Cherry Rice Pilaf
- Rice pilaf has been a side staple since the beginning of time. Or at least since rice pilaf become a mainstay. This is a great rendition that is sure to tantalize the taste buds.
- Cook Time: 30 Minutes
- Yield: 3
- 1 tsp olive oil
- 1 tbsp Original Blend
- 1 1/2 cup water
- 1/4 cup chopped Vidalia onion
- 1/2 cup chopped carrots
- 1 cup long-grain rice
- 1/4 cup chopped fresh chervil or parsley
- 1/2 cup unsalted sunflower seeds
- 11 oz mandarin orange segments
- 3/4 cup dried cherries
- In a 3-quart saucepan, sauté onion in olive oil over medium heat for 5 minutes.
- Add Original Blend, water, juice from the mandarin oranges (reserve oranges) and rice.
- Over high heat, bring rice to a rapid boil.

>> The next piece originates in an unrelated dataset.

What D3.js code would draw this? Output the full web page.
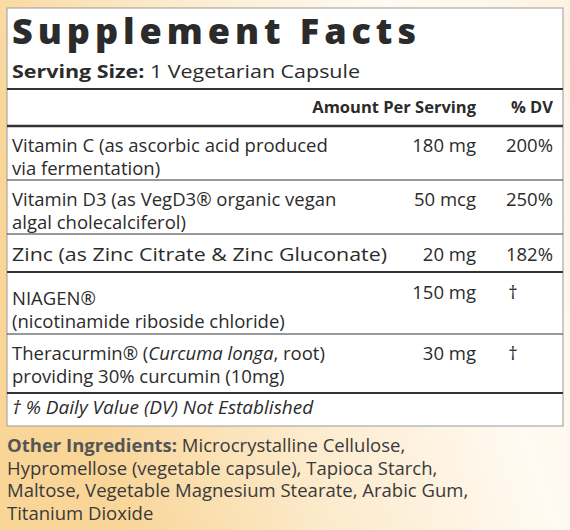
<!DOCTYPE html>
<html><head><meta charset="utf-8">
<script src="https://cdn.jsdelivr.net/npm/d3@7"></script>
<style>body{margin:0;}svg{display:block;}</style>
</head><body><svg id="c" width="570" height="530"></svg>
<script>
const title = "Supplement Facts";
const servingLabel = "Serving Size:";
const servingValue = " 1 Vegetarian Capsule";
const headers = ["Amount Per Serving", "% DV"];
const nutrientLines = [
  [["Vitamin C (as ascorbic acid produced"], ["via fermentation)"]],
  [["Vitamin D3 (as VegD3® organic vegan"], ["algal cholecalciferol)"]],
  [["Zinc (as Zinc Citrate & Zinc Gluconate)"]],
  [["NIAGEN®"], ["(nicotinamide riboside chloride)"]],
  [["Theracurmin® (", "Curcuma longa", ", root)"], ["providing 30% curcumin (10mg)"]]
];
const amounts = ["180 mg", "50 mcg", "20 mg", "150 mg", "30 mg"];
const dvs = ["200%", "250%", "182%", "†", "†"];
const footnote = "† % Daily Value (DV) Not Established";
const otherLabel = "Other Ingredients:";
const otherLines = [" Microcrystalline Cellulose,", "Hypromellose (vegetable capsule), Tapioca Starch,", "Maltose, Vegetable Magnesium Stearate, Arabic Gum,", "Titanium Dioxide"];

const svg = d3.select("#c");
const F = "'Open Sans', Lato, sans-serif";
const defs = svg.append("defs");
const g = defs.append("linearGradient").attr("id","bg").attr("x1","0").attr("x2","1").attr("y1","0.3").attr("y2","0");
g.append("stop").attr("offset","0").attr("stop-color","#f9d597");
g.append("stop").attr("offset","0.35").attr("stop-color","#fcebcd");
g.append("stop").attr("offset","0.7").attr("stop-color","#fffaf2");
g.append("stop").attr("offset","1").attr("stop-color","#fdf3e2");
svg.append("rect").attr("width",570).attr("height",530).attr("fill","url(#bg)");
svg.append("rect").attr("x",7).attr("y",8).attr("width",556).attr("height",418).attr("fill","#fff").attr("stroke","#999").attr("stroke-width",1);

const ink = "#2b2b2b";
svg.append("text").attr("x",12).attr("y",44).attr("font-family",F).attr("font-weight",800).attr("font-size",36)
  .attr("textLength",404).attr("lengthAdjust","spacing").attr("fill",ink).text(title);
const s = svg.append("text").attr("x",12).attr("y",78).attr("font-family",F).attr("font-size",18)
  .attr("textLength",348).attr("lengthAdjust","spacingAndGlyphs").attr("fill",ink);
s.append("tspan").attr("font-weight",700).text(servingLabel);
s.append("tspan").text(servingValue);

function hline(y,w){svg.append("line").attr("x1",7).attr("x2",563).attr("y1",y).attr("y2",y).attr("stroke","#333").attr("stroke-width",w);}
hline(89,2); hline(126,2.5);
svg.append("text").attr("x",476).attr("y",113).attr("text-anchor","end").attr("font-family",F).attr("font-weight",700).attr("font-size",16.5).attr("fill",ink).text(headers[0]);
svg.append("text").attr("x",553).attr("y",113).attr("text-anchor","end").attr("font-family",F).attr("font-weight",700).attr("font-size",16.5).attr("fill",ink).text(headers[1]);

const rowTops = [152, 206, 261, 305, 360];
const seps = [180, 234, 272, 334, 393];
const seW = [1, 1, 2, 1, 2];
const lineH = 22.5;
const fs = 18.5;
nutrientLines.forEach((lines,i)=>{
  lines.forEach((parts,j)=>{
    const t = svg.append("text").attr("x",12).attr("y",rowTops[i]+j*lineH).attr("font-family",F).attr("font-size",fs).attr("fill",ink);
    if(i===2) t.attr("textLength",375).attr("lengthAdjust","spacingAndGlyphs");
    parts.forEach((p,k)=>t.append("tspan").attr("font-style", (i===4&&j===0&&k===1)?"italic":"normal").text(p));
  });
  const dagger = dvs[i]==="†";
  const y = rowTops[i] + (i===3?-6:0);
  svg.append("text").attr("x",476).attr("y",y).attr("text-anchor","end").attr("font-family",F).attr("font-size",fs).attr("fill",ink).text(amounts[i]);
  svg.append("text").attr("x", dagger?513:553).attr("y",y).attr("text-anchor", dagger?"middle":"end").attr("font-family",F).attr("font-size",fs).attr("fill",ink).text(dvs[i]);
  hline(seps[i], seW[i]);
});
svg.append("text").attr("x",12).attr("y",414).attr("font-family",F).attr("font-style","italic").attr("font-size",19).attr("fill",ink).text(footnote);

otherLines.forEach((l,i)=>{
  const t = svg.append("text").attr("x",7).attr("y",452+i*22.5).attr("font-family",F).attr("font-size",18.5).attr("fill","#3a3a3a");
  if(i===0) t.append("tspan").attr("font-weight",700).attr("fill","#555").text(otherLabel);
  t.append("tspan").text(l);
});
</script></body></html>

- Cover pan and reduce heat to low.
- After 15 minutes, add carrots. Let rice simmer for another 10 minutes until rice has absorbed liquid.
- Remove saucepan from heat.
- Let rice stand for 5 minutes.
- Pour into a serving bowl and fluff with a fork.
- Toss in the chervil or parsley, dried cherries and sunflower seeds.
- Gently fold in the reserved mandarin oranges.